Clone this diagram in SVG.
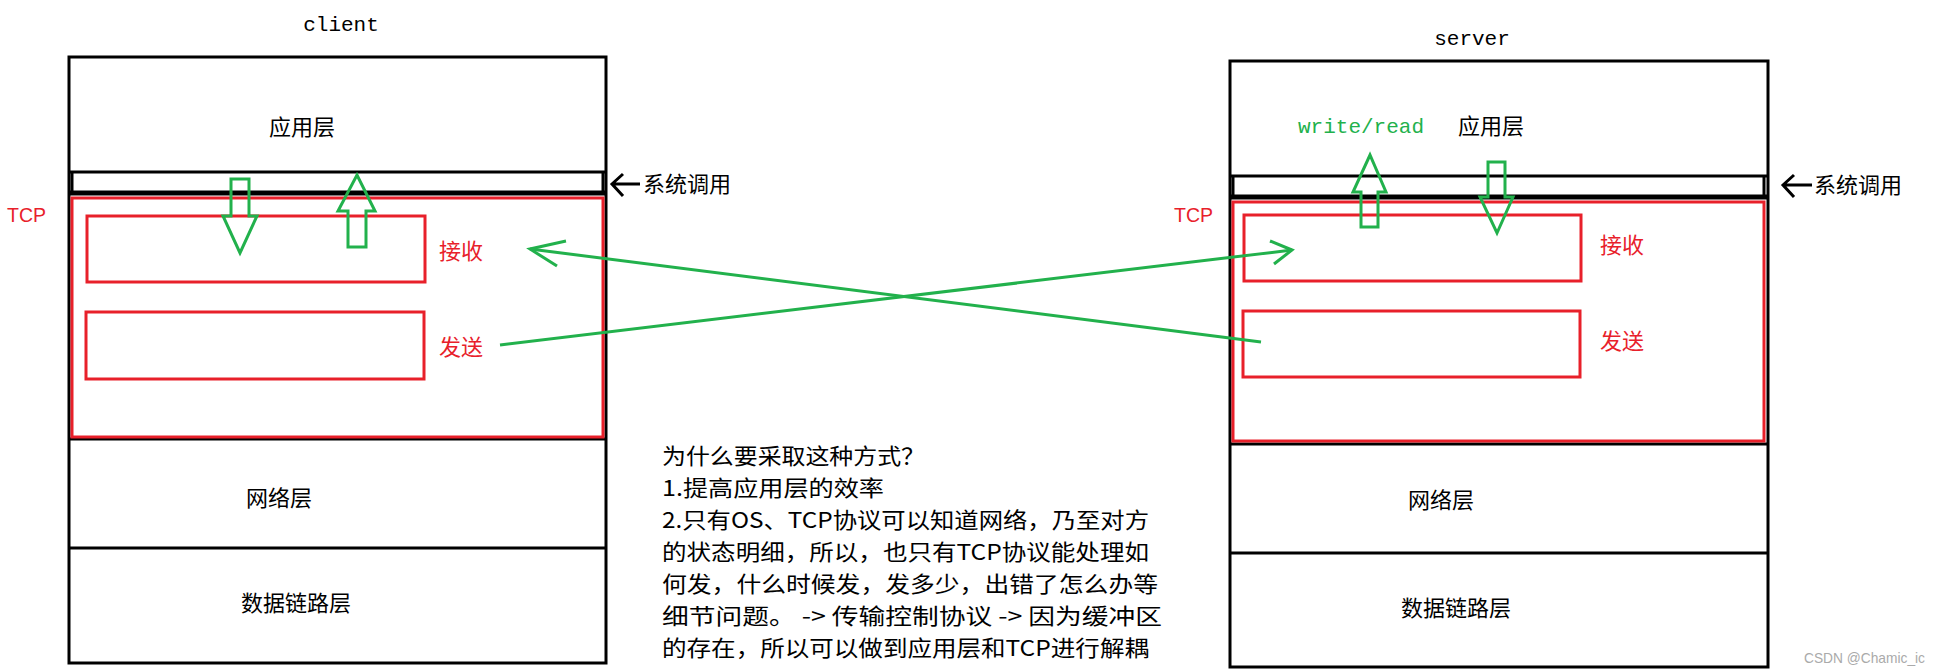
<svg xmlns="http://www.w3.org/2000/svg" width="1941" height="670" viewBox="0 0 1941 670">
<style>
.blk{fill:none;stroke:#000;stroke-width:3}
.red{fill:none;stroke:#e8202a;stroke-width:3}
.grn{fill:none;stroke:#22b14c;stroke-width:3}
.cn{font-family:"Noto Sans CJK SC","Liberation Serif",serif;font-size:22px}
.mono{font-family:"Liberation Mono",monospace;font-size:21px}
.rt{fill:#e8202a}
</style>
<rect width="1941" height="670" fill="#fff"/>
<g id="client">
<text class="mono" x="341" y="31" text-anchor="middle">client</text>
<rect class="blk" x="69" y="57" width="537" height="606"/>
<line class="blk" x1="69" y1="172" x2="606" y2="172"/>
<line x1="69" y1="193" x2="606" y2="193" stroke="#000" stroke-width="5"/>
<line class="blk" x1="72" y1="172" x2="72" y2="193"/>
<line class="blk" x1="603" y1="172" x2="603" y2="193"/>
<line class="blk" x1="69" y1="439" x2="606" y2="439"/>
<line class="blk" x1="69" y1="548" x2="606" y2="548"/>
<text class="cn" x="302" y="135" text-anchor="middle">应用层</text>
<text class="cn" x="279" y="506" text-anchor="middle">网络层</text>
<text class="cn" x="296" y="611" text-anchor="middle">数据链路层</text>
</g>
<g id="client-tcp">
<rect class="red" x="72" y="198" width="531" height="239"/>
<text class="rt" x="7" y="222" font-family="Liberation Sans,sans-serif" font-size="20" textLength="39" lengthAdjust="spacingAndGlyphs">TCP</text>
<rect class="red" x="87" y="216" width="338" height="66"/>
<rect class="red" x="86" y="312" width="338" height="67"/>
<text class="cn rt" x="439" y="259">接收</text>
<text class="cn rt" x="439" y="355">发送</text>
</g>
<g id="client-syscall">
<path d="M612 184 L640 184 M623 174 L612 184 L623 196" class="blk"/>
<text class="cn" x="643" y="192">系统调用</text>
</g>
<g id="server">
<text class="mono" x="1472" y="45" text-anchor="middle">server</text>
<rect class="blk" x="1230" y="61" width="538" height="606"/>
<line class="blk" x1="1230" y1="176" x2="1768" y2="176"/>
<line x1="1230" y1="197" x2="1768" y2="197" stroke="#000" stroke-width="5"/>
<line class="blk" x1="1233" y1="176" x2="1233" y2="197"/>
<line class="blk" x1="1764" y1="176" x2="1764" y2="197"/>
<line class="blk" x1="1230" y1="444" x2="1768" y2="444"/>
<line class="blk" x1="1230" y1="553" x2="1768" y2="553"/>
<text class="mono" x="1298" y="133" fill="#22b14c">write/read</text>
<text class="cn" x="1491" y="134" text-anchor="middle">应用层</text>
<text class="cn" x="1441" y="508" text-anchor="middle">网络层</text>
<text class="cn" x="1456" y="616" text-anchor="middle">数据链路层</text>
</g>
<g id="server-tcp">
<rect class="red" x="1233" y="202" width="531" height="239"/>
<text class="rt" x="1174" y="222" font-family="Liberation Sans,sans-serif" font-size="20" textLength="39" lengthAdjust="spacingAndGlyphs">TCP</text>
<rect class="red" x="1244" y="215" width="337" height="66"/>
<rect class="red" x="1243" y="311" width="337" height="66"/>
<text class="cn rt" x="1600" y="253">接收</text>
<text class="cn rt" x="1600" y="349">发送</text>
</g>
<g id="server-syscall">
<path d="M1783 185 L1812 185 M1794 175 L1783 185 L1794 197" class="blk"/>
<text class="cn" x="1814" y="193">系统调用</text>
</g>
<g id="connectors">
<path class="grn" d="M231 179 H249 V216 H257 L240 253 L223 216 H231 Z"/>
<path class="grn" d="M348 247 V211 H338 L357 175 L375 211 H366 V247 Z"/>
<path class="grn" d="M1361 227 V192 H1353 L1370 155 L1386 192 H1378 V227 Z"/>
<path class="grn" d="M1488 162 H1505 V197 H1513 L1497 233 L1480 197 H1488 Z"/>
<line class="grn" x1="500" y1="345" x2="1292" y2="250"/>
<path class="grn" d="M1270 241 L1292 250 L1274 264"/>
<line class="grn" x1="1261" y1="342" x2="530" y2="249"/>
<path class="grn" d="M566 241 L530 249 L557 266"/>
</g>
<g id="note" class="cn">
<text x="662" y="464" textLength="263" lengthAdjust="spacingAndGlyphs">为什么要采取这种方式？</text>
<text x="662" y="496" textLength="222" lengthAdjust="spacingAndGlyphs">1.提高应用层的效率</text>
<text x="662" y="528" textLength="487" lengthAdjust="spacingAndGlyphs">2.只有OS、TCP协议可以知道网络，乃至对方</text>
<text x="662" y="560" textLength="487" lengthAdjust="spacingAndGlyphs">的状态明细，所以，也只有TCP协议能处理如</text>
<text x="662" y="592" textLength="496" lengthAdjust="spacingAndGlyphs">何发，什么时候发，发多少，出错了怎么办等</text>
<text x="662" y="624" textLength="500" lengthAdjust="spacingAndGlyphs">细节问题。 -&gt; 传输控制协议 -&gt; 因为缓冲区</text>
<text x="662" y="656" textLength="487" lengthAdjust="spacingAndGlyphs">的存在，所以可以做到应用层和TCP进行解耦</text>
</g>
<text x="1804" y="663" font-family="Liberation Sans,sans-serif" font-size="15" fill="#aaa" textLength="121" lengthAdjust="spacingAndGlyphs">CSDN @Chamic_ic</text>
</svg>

++++++++++++++++++++

* _PROMPT_
Quote everything in the listing above exactly; pictures are the only thing to omit.

* _RESPONSE FOR THIS EXERCISE_
Clone this diagram in SVG.
<svg xmlns="http://www.w3.org/2000/svg" width="1941" height="670" viewBox="0 0 1941 670">
<style>
.blk{fill:none;stroke:#000;stroke-width:3}
.red{fill:none;stroke:#e8202a;stroke-width:3}
.grn{fill:none;stroke:#22b14c;stroke-width:3}
.cn{font-family:"Noto Sans CJK SC","Liberation Serif",serif;font-size:22px}
.mono{font-family:"Liberation Mono",monospace;font-size:21px}
.rt{fill:#e8202a}
</style>
<rect width="1941" height="670" fill="#fff"/>
<g id="client">
<text class="mono" x="341" y="31" text-anchor="middle">client</text>
<rect class="blk" x="69" y="57" width="537" height="606"/>
<line class="blk" x1="69" y1="172" x2="606" y2="172"/>
<line x1="69" y1="193" x2="606" y2="193" stroke="#000" stroke-width="5"/>
<line class="blk" x1="72" y1="172" x2="72" y2="193"/>
<line class="blk" x1="603" y1="172" x2="603" y2="193"/>
<line class="blk" x1="69" y1="439" x2="606" y2="439"/>
<line class="blk" x1="69" y1="548" x2="606" y2="548"/>
<text class="cn" x="302" y="135" text-anchor="middle">应用层</text>
<text class="cn" x="279" y="506" text-anchor="middle">网络层</text>
<text class="cn" x="296" y="611" text-anchor="middle">数据链路层</text>
</g>
<g id="client-tcp">
<rect class="red" x="72" y="198" width="531" height="239"/>
<text class="rt" x="7" y="222" font-family="Liberation Sans,sans-serif" font-size="20" textLength="39" lengthAdjust="spacingAndGlyphs">TCP</text>
<rect class="red" x="87" y="216" width="338" height="66"/>
<rect class="red" x="86" y="312" width="338" height="67"/>
<text class="cn rt" x="439" y="259">接收</text>
<text class="cn rt" x="439" y="355">发送</text>
</g>
<g id="client-syscall">
<path d="M612 184 L640 184 M623 174 L612 184 L623 196" class="blk"/>
<text class="cn" x="643" y="192">系统调用</text>
</g>
<g id="server">
<text class="mono" x="1472" y="45" text-anchor="middle">server</text>
<rect class="blk" x="1230" y="61" width="538" height="606"/>
<line class="blk" x1="1230" y1="176" x2="1768" y2="176"/>
<line x1="1230" y1="197" x2="1768" y2="197" stroke="#000" stroke-width="5"/>
<line class="blk" x1="1233" y1="176" x2="1233" y2="197"/>
<line class="blk" x1="1764" y1="176" x2="1764" y2="197"/>
<line class="blk" x1="1230" y1="444" x2="1768" y2="444"/>
<line class="blk" x1="1230" y1="553" x2="1768" y2="553"/>
<text class="mono" x="1298" y="133" fill="#22b14c">write/read</text>
<text class="cn" x="1491" y="134" text-anchor="middle">应用层</text>
<text class="cn" x="1441" y="508" text-anchor="middle">网络层</text>
<text class="cn" x="1456" y="616" text-anchor="middle">数据链路层</text>
</g>
<g id="server-tcp">
<rect class="red" x="1233" y="202" width="531" height="239"/>
<text class="rt" x="1174" y="222" font-family="Liberation Sans,sans-serif" font-size="20" textLength="39" lengthAdjust="spacingAndGlyphs">TCP</text>
<rect class="red" x="1244" y="215" width="337" height="66"/>
<rect class="red" x="1243" y="311" width="337" height="66"/>
<text class="cn rt" x="1600" y="253">接收</text>
<text class="cn rt" x="1600" y="349">发送</text>
</g>
<g id="server-syscall">
<path d="M1783 185 L1812 185 M1794 175 L1783 185 L1794 197" class="blk"/>
<text class="cn" x="1814" y="193">系统调用</text>
</g>
<g id="connectors">
<path class="grn" d="M231 179 H249 V216 H257 L240 253 L223 216 H231 Z"/>
<path class="grn" d="M348 247 V211 H338 L357 175 L375 211 H366 V247 Z"/>
<path class="grn" d="M1361 227 V192 H1353 L1370 155 L1386 192 H1378 V227 Z"/>
<path class="grn" d="M1488 162 H1505 V197 H1513 L1497 233 L1480 197 H1488 Z"/>
<line class="grn" x1="500" y1="345" x2="1292" y2="250"/>
<path class="grn" d="M1270 241 L1292 250 L1274 264"/>
<line class="grn" x1="1261" y1="342" x2="530" y2="249"/>
<path class="grn" d="M566 241 L530 249 L557 266"/>
</g>
<g id="note" class="cn">
<text x="662" y="464" textLength="263" lengthAdjust="spacingAndGlyphs">为什么要采取这种方式？</text>
<text x="662" y="496" textLength="222" lengthAdjust="spacingAndGlyphs">1.提高应用层的效率</text>
<text x="662" y="528" textLength="487" lengthAdjust="spacingAndGlyphs">2.只有OS、TCP协议可以知道网络，乃至对方</text>
<text x="662" y="560" textLength="487" lengthAdjust="spacingAndGlyphs">的状态明细，所以，也只有TCP协议能处理如</text>
<text x="662" y="592" textLength="496" lengthAdjust="spacingAndGlyphs">何发，什么时候发，发多少，出错了怎么办等</text>
<text x="662" y="624" textLength="500" lengthAdjust="spacingAndGlyphs">细节问题。 -&gt; 传输控制协议 -&gt; 因为缓冲区</text>
<text x="662" y="656" textLength="487" lengthAdjust="spacingAndGlyphs">的存在，所以可以做到应用层和TCP进行解耦</text>
</g>
<text x="1804" y="663" font-family="Liberation Sans,sans-serif" font-size="15" fill="#aaa" textLength="121" lengthAdjust="spacingAndGlyphs">CSDN @Chamic_ic</text>
</svg>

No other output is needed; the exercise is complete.